Вторая симфония стоит в одном ряду с лучшими произведениями мировой музыкальной классики. Она была восторженно встречена друзьями композитора, которые оценили ее как лучшую русскую симфонию, превосходящую все созданное до нее. Когда Мусоргский предложил назвать ее «Славянской героической», Стасов запротестовал: не вообще славянская, а конкретно — русская, богатырская. Так эта симфония и стала называться: «Богатырская». Одновременно со Второй симфонией Бородин работал и над созданием главного своего произведения — оперы «Князь Игорь». Сочинять ее Александр Порфирьевич начал еще в конце 60-х годов. Однако эта вдохновенная и кропотливая работа растянулась на 18 лет — вплоть до самой смерти.

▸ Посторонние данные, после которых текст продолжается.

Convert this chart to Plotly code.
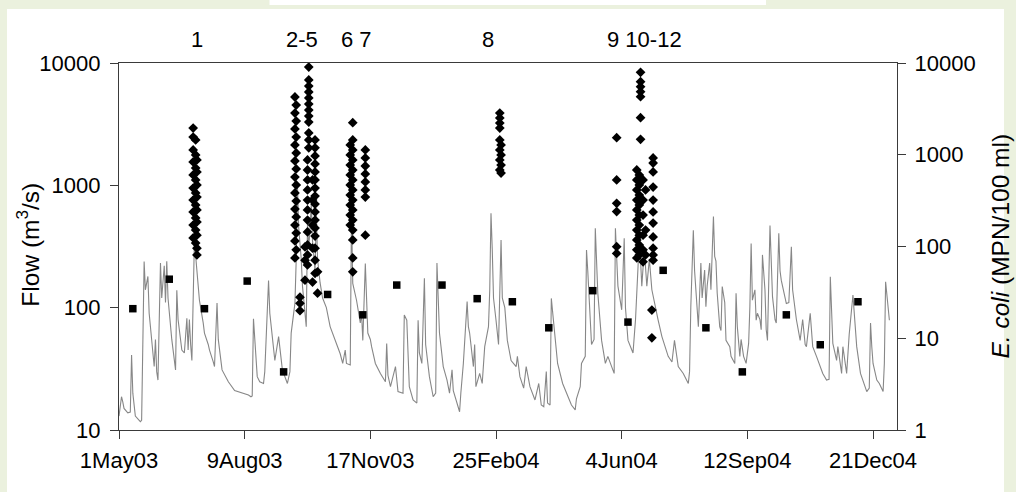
import pandas as pd
import plotly.graph_objects as go

BASE = pd.Timestamp("2003-05-01")

# ---- Flow (m3/s), day offset from 1 May 2003 ----
flow_day = [0, 2, 3, 4, 7, 9, 10, 11, 13, 17, 18, 19, 20, 21, 23, 24, 26, 28, 29, 30, 31, 33, 34, 36, 37, 38, 39,
            42, 45, 46, 47, 50, 52, 54, 55, 56, 57, 58, 60, 61, 63, 64, 67, 68, 71, 72, 75, 76, 78, 79, 82, 87,
            92, 98, 103, 105, 106, 107, 110, 112, 115, 116, 119, 120, 122, 124, 127, 128, 130, 134, 136, 137,
            140, 141, 142, 143, 145, 146, 148, 149, 150, 151, 153, 154, 156, 157, 158, 160, 162, 165, 168, 173,
            176, 178, 180, 181, 184, 185, 186, 189, 192, 193, 194, 196, 198, 200, 201, 204, 208, 212, 213, 214,
            216, 220, 222, 226, 227, 229, 230, 231, 234, 237, 238, 239, 241, 243, 244, 247, 250, 252, 253, 255,
            258, 261, 263, 265, 266, 269, 271, 272, 274, 277, 278, 279, 282, 283, 284, 287, 289, 291, 294, 295,
            296, 297, 298, 300, 302, 304, 305, 307, 309, 312, 316, 317, 319, 322, 324, 327, 331, 334, 336, 338,
            340, 341, 343, 344, 347, 349, 353, 357, 360, 363, 364, 367, 368, 371, 372, 373, 375, 376, 378, 379,
            381, 384, 387, 389, 392, 394, 395, 397, 400, 402, 403, 405, 409, 411, 413, 414, 416, 418, 420, 422,
            424, 426, 429, 432, 434, 437, 440, 442, 445, 449, 453, 454, 455, 457, 458, 461, 463, 464, 466, 467,
            468, 470, 471, 473, 474, 475, 476, 478, 479, 480, 482, 483, 486, 487, 490, 491, 492, 494, 495, 497,
            499, 501, 502, 503, 504, 506, 507, 508, 510, 511, 512, 514, 515, 516, 518, 519, 520, 522, 523, 525,
            526, 527, 528, 531, 533, 535, 536, 538, 539, 542, 544, 546, 547, 550, 552, 555, 558, 560, 563, 565,
            566, 568, 571, 572, 575, 576, 579, 581, 584, 586, 587, 590, 592, 595, 597, 598, 599, 600, 603, 605,
            608, 609, 610, 612, 613]
flow_val = [13, 18.7, 17, 15, 13.8, 14, 41, 20, 13, 11.7, 12, 60, 238, 140, 180, 90, 51, 33, 55, 30, 25.6, 232, 120,
            220, 110, 240, 120, 55, 31, 139, 80, 45, 42.6, 82, 45, 80, 50, 37, 350, 260, 160, 115, 75, 62, 50, 45,
            36, 33, 109, 55, 31, 24.8, 21, 20, 19.3, 18.7, 19, 81, 27.3, 24.8, 24, 30, 167, 90, 54, 37, 58, 45, 31,
            24, 30, 62, 109, 245, 1000, 450, 250, 150, 80, 70, 500, 300, 700, 350, 200, 600, 250, 160, 120, 100,
            70, 51, 42, 35, 45, 35, 34, 600, 158, 115, 75, 90, 54, 230, 62, 55, 48, 35, 29, 24.8, 51, 28, 22.6, 33,
            20.6, 20, 87, 79, 35, 22.6, 17.6, 16.6, 79, 42.6, 35, 174, 50, 27.3, 18.7, 20, 232, 62, 33, 25.6, 20,
            31, 21, 16.6, 14.1, 20, 35, 112, 70, 62, 33, 50, 22.6, 29, 24, 48, 70, 139, 590, 300, 120, 79, 50, 357,
            120, 100, 54, 37, 33, 40, 27.3, 22, 33, 22.6, 17.6, 24, 16, 15.5, 30, 16.6, 16, 119, 54, 35, 24, 18.7,
            16, 14.6, 18, 22.6, 35, 40, 296, 200, 79, 50, 55, 445, 131, 54, 35, 40, 33, 29, 445, 150, 96, 370, 100,
            54, 42.6, 80, 216, 400, 150, 300, 150, 250, 140, 109, 79, 58, 50, 40, 36, 54, 33, 29, 24, 30, 102, 430,
            200, 70, 232, 120, 203, 102, 150, 232, 140, 555, 262, 240, 131, 70, 65, 149, 110, 54, 48, 40, 35, 131,
            70, 40, 55, 40, 35, 51, 102, 335, 115, 140, 79, 90, 80, 66, 270, 140, 66, 54, 470, 200, 123, 80, 75, 405,
            200, 167, 150, 108, 110, 315, 140, 96, 80, 54, 80, 50, 48, 90, 48, 40, 33, 29, 25.6, 26, 179, 51, 37,
            48, 29, 48, 29, 60, 127, 70, 48, 29, 25, 20.6, 22, 75, 48, 35, 25.6, 24, 20.6, 35, 163, 108, 79]

# ---- E. coli event samples (MPN/100 ml) ----
event_day = ([59] * 10 + [61] * 9 + [62] * 9 +
             [140] * 11 + [141] * 10 + [144] * 3 +
             [151] * 12 + [150] * 11 + [156] * 16 + [154] * 5 + [158] * 2 + [148] * 3 +
             [186] * 14 + [184] * 9 + [196] * 8 +
             [303] * 8 + [304] * 4 +
             [396] * 6 +
             [415] * 7 + [412] * 10 + [414] * 9 + [417] * 6 + [419] * 3 + [425] * 11 + [424] * 2)
event_val = [1955, 1560, 1127, 834, 602, 434, 321, 238, 171, 124,
             1449, 994, 717, 531, 383, 283, 205, 151, 109,
             877, 649, 468, 346, 250, 185, 133, 96, 81,
             4260, 2850, 1910, 1280, 855, 572, 383, 256, 171, 115, 75,
             3480, 2330, 1560, 1045, 700, 468, 313, 210, 140, 92,
             28, 24, 20,
             9040, 6530, 5610, 4830, 4160, 3570, 3070, 2640, 2270, 1730, 1450, 1190,
             877, 682, 531, 413, 321, 250, 194, 144, 104, 81, 63,
             1450, 1190, 970, 793, 649, 531, 434, 355, 290, 238, 194, 159, 130, 96, 71, 51,
             531, 321, 171, 96, 41,
             53, 31,
             99, 71, 43,
             2235, 1450, 1127, 877, 682, 531, 413, 321, 250, 194, 151, 118, 75, 53,
             1280, 994, 773, 602, 468, 364, 283, 220, 171,
             1127, 922, 754, 617, 505, 413, 346, 133,
             2850, 2517, 2218, 1955, 1450, 1127, 877, 682,
             1280, 994, 773, 632,
             1535, 531, 296, 240, 99.5, 84,
             7920, 6250, 5520, 4870, 4290, 2535, 1473,
             682, 531, 413, 321, 250, 194, 151, 118, 92, 75,
             602, 468, 364, 283, 220, 171, 133, 104, 81,
             531, 321, 220, 133, 92, 68,
             413, 151, 81,
             922, 813, 649, 445, 321, 238, 180, 127, 96, 81, 71,
             20.3, 10.1]

# ---- E. coli routine samples ----
routine_day = [11, 40, 68, 102, 131, 166, 194, 221, 257, 285, 313, 342, 377, 405, 433, 467, 496, 531, 558, 588]
routine_val = [21, 44, 21, 42, 4.3, 30, 18, 38, 38, 27, 25, 13, 33, 15, 55, 13, 4.3, 18, 8.5, 25]

# ---- axes / labels ----
x_tick_dates = ["2003-05-01", "2003-08-09", "2003-11-17", "2004-02-25", "2004-06-04", "2004-09-12", "2004-12-21"]
x_tick_text = ["1May03", "9Aug03", "17Nov03", "25Feb04", "4Jun04", "12Sep04", "21Dec04"]
x_range = ["2003-05-01", "2005-01-09 01:30"]
flow_ticks = [10, 100, 1000, 10000]
ecoli_ticks = [1, 10, 100, 1000, 10000]
event_labels = ["1", "2-5", "6 7", "8", "9 10-12"]
event_label_day = [62, 145.6, 189.3, 293.5, 418]


def to_dates(days):
    return [BASE + pd.Timedelta(days=float(d)) for d in days]


FONT = "Liberation Sans, Arial, sans-serif"
AX = "#3a3a3a"
TICK_SIZE = 22
TITLE_SIZE = 24.5

fig = go.Figure()
fig.add_trace(go.Scatter(x=to_dates(flow_day), y=flow_val, mode="lines",
                         line=dict(color="#878787", width=1.1), yaxis="y", hoverinfo="skip"))
fig.add_trace(go.Scatter(x=to_dates(event_day), y=event_val, mode="markers",
                         marker=dict(symbol="diamond", size=7.5, color="black"), yaxis="y2"))
fig.add_trace(go.Scatter(x=to_dates(routine_day), y=routine_val, mode="markers",
                         marker=dict(symbol="square", size=7.5, color="black"), yaxis="y2"))

annotations = []
for lab, d in zip(event_labels, to_dates(event_label_day)):
    annotations.append(dict(x=d, xref="x", y=1.0627, yref="paper", text=lab, showarrow=False,
                            font=dict(size=TICK_SIZE, color="black", family=FONT),
                            xanchor="center", yanchor="middle"))
annotations.append(dict(x=-0.117, xref="paper", y=0.505, yref="paper", text="Flow (m<sup>3</sup>/s)",
                        textangle=-90, showarrow=False, font=dict(size=TITLE_SIZE, color="black", family=FONT),
                        xanchor="center", yanchor="middle"))
annotations.append(dict(x=1.1324, xref="paper", y=0.5, yref="paper", text="<i>E. coli</i> (MPN/100 ml)",
                        textangle=-90, showarrow=False, font=dict(size=TITLE_SIZE, color="black", family=FONT),
                        xanchor="center", yanchor="middle"))

shapes = [
    dict(type="rect", xref="paper", yref="paper", x0=-0.14396, x1=1.13753, y0=-0.17, y1=1.14714,
         fillcolor="white", line=dict(width=0), layer="below"),
    dict(type="rect", xref="paper", yref="paper", x0=0.19344, x1=0.83162, y0=1.15804, y1=1.18,
         fillcolor="white", line=dict(width=0), layer="below"),
]

axis_common = dict(showgrid=False, zeroline=False, showline=True, linecolor=AX, linewidth=1.3,
                   ticks="outside", ticklen=8, tickwidth=1.3, tickcolor=AX, automargin=False,
                   tickfont=dict(size=TICK_SIZE, family=FONT, color="black"))

fig.update_layout(
    template="none",
    width=1016, height=492,
    margin=dict(l=119, r=119, t=63, b=62, pad=0),
    paper_bgcolor="#EBF1DE", plot_bgcolor="white",
    showlegend=False,
    font=dict(family=FONT, size=TICK_SIZE, color="black"),
    annotations=annotations,
    shapes=shapes,
    xaxis=dict(type="date", range=x_range, tickmode="array", tickvals=x_tick_dates, ticktext=x_tick_text,
               mirror=True, ticklabelstandoff=2, **axis_common),
    yaxis=dict(type="log", range=[1, 4], tickmode="array", tickvals=flow_ticks,
               ticktext=[str(v) for v in flow_ticks], ticklabelstandoff=5, **axis_common),
    yaxis2=dict(type="log", range=[0, 4], overlaying="y", side="right", tickmode="array",
                tickvals=ecoli_ticks, ticktext=[str(v) for v in ecoli_ticks], ticklabelstandoff=4,
                **axis_common),
)

fig.write_html("out.html")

Музыкальное наследие Бородина невелико. Но каждое его произведение — шедевр. И, быть может, никто лучше не сказал о композиторе-ученом, чем его друг Владимир Стасов: «Талант Бородина равно могуч и поразителен как в симфонии, так и в опере, и в романсе. Главные качества его — великолепная сила и ширина, колоссальный размах, стремительность и порывистость, соединенная с изумительной страстностью, нежностью и красотой».
«Множество дел по профессуре и женским медицинским курсам вечно мешали ему», — сетовал Римский-Корсаков. Однако больше, нежели наука, Бородина отвлекала болезнь жены. Засыпала Екатерина Сергеевна около 3-4 часов ночи, не давая до этого времени никакого покоя прислуге и мужу. В конце концов, врачи вообще запретили ей пребывать в петербургском климате, и она поселилась в Москве. Но ей становилось все хуже. «Приехал я к Кате и нашел ее в положении очень тяжелом… Отек ног, живота, водянка в животе и околосердечной сумке, слабость, упадок сил ужасный», — писал Бородин в Петербург, — «при таких условиях мудрено писать оперу или вообще музыку».
Ухудшалось и моральное самочувствие Александра Порфирьевича — приближалась старость, которая грозила не только нездоровьем, но и материальной необеспеченностью. Мечта об иной жизни — «хотелось бы пожить на свободе, развязавшись совсем с казенною службою!» — оказывается неосуществимой: «Кормиться надобно; пенсии не хватает на всех и вся, а музыкой хлеба не добудешь». Немалая часть жалования Бородина уходила на помощь родственникам, нуждающимся студентам, на содержание воспитанниц (своих детей у Бородиных не было), на приобретение различных, всегда недостающих в лаборатории, препаратов и многое другое. Тем не менее, Александр Порфирьевич все больше отдается музыке — композитор постепенно вытесняет в нем ученого.
Казалось, что судьбой отпущено много лет, и все удастся сделать. Увы! Бородин, физически крепкий и здоровый, скончался внезапно: на костюмированном вечере по случаю Масленицы он веселился вместе со всеми, шутил и смешил присутствующих, — и вдруг прислонился к стене и упал замертво. Вскрытие показало, что сердце было вконец изношено: он умер от разрыва аорты.
Подготовила Олеся Дружина
Врезки:
«Первоклассный химик, которому многим обязана наука, принес бы еще больше пользы, если бы музыка не отвлекала его слишком много от химии», — писал о Бородине его друг, великий химик, создатель периодической таблицы химических элементов Дмитрий Менделеев.

«…равно могуч и талантлив как в симфонии, так в опере и романсе. Но, к несчастью, академическая служба и химическая лаборатория страшно отвлекают Бородина от великого дела — музыки», — говорил музыкальный критик Владимир Стасов.

Очень часто Бородину, профессору Медико-хирургической академии, приходилось отправляться к высокопоставленным лицам, чтобы хлопотать о ком-либо из своих студентов или коллег. При этом полагалось надевать парадный генеральский мундир, регалии. Не без юмора описывал Александр Порфирьевич свой вид в подобных случаях: «Стоит мне возложить на себя «амуницию», от меня во все стороны начинает распускаться сияние, можно писать картину «Преображение», вроде рафаэлевской; сияет воротник, сияют обшлага, сияют шестнадцать пуговиц, как звезды; сияют эполеты, как два солнца, сияет темляк, сияет околыш кепи. Одним словом, Ваше сиятельство, да и только».